There's a nice algorithm for doing this calculation which is explained here.
If $x$ is the number we're given, $f(x)$ is the number of zeros that appear in the range $1..x$. Using a simple program we can calculate $f(x)$ for some small values to spot a pattern.
public int CountZerosInRangeOneTo(int end) { return Enumerable.Range(1, end) .Select(i => i.ToString()) .SelectMany(s => s.ToCharArray()) .Count(c => c == '0'); }
For example:
f(5 ) = 0 f(52 ) = 5 f(523 ) = 102 f(5237 ) = 1543 f(52378) = 20667
If $y$ is the new single digit number added to the end each time, it would appear the following is true:
$f(10x + y) = 10 \cdot f(x) + x$
For example, if $x = 523$, $y = 7$, and $f(x) = 102$, then:
$f(10 \cdot 523 + 7) = f(5237) = 10 \cdot f(x) + x = 10 \cdot 102 + 523 = 1543$
Fantastic. However, where this breaks down is when $x$ contains zeros itself. For example:
f(3 ) = 0 f(30 ) = 3 correct f(302 ) = 53 incorrect, expected 60, a difference of 7, or 9 - y f(3020 ) = 823 incorrect, expected 832, a difference of 9, or 9 - y f(30207) = 11246 incorrect, expected 11250, a difference of 4, or 2 * (9 - y)

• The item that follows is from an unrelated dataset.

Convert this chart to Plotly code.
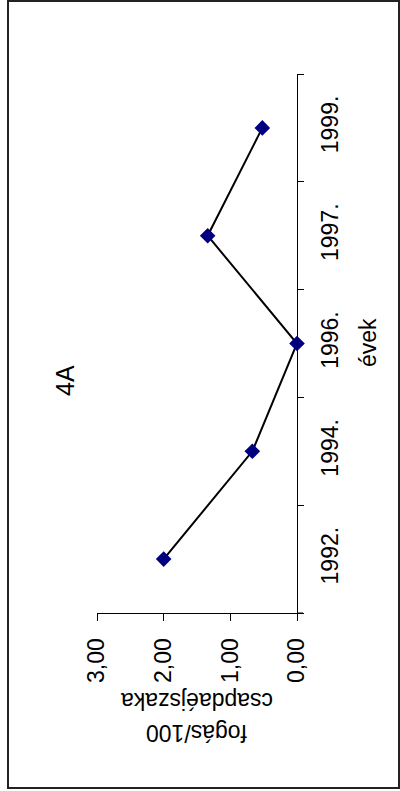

If $g(x)$ is the number of zeros in the number $x$, then we can modify our formula like this:
$f(10x + y) = 10 \cdot f(x) + x - g(x) \cdot (9 - y)$
And that makes sense. If $x = 3020$ and $y = 7$ and not $9$, then that is two less numbers on the end of the sequence with two zeros each.
So how does this formula help? Well for a very large $x$ with thousands of digits we can go left to right through each digit and calculate $f(x)$ as we go. Here's a sample C# program to do just that.
public long CountZerosInRangeOneTo(string end) { long x = 0; long fx = 0; int gx = 0; foreach (char c in end) { int y = int.Parse(new string(c, 1)); // Our formula fx = 10 * fx + x - gx * (9 - y); fx += Modulus; // Avoid negatives fx %= Modulus; // Now calculate the new x and g(x) x = 10 * x + y; x %= Modulus; if (y == 0) gx++; } return fx; }
The limitation (in C# anyway) is $x$ and $f(x)$ will get very large, so the program will have to calculate the result modulo some number, or else use a non-native integral representation.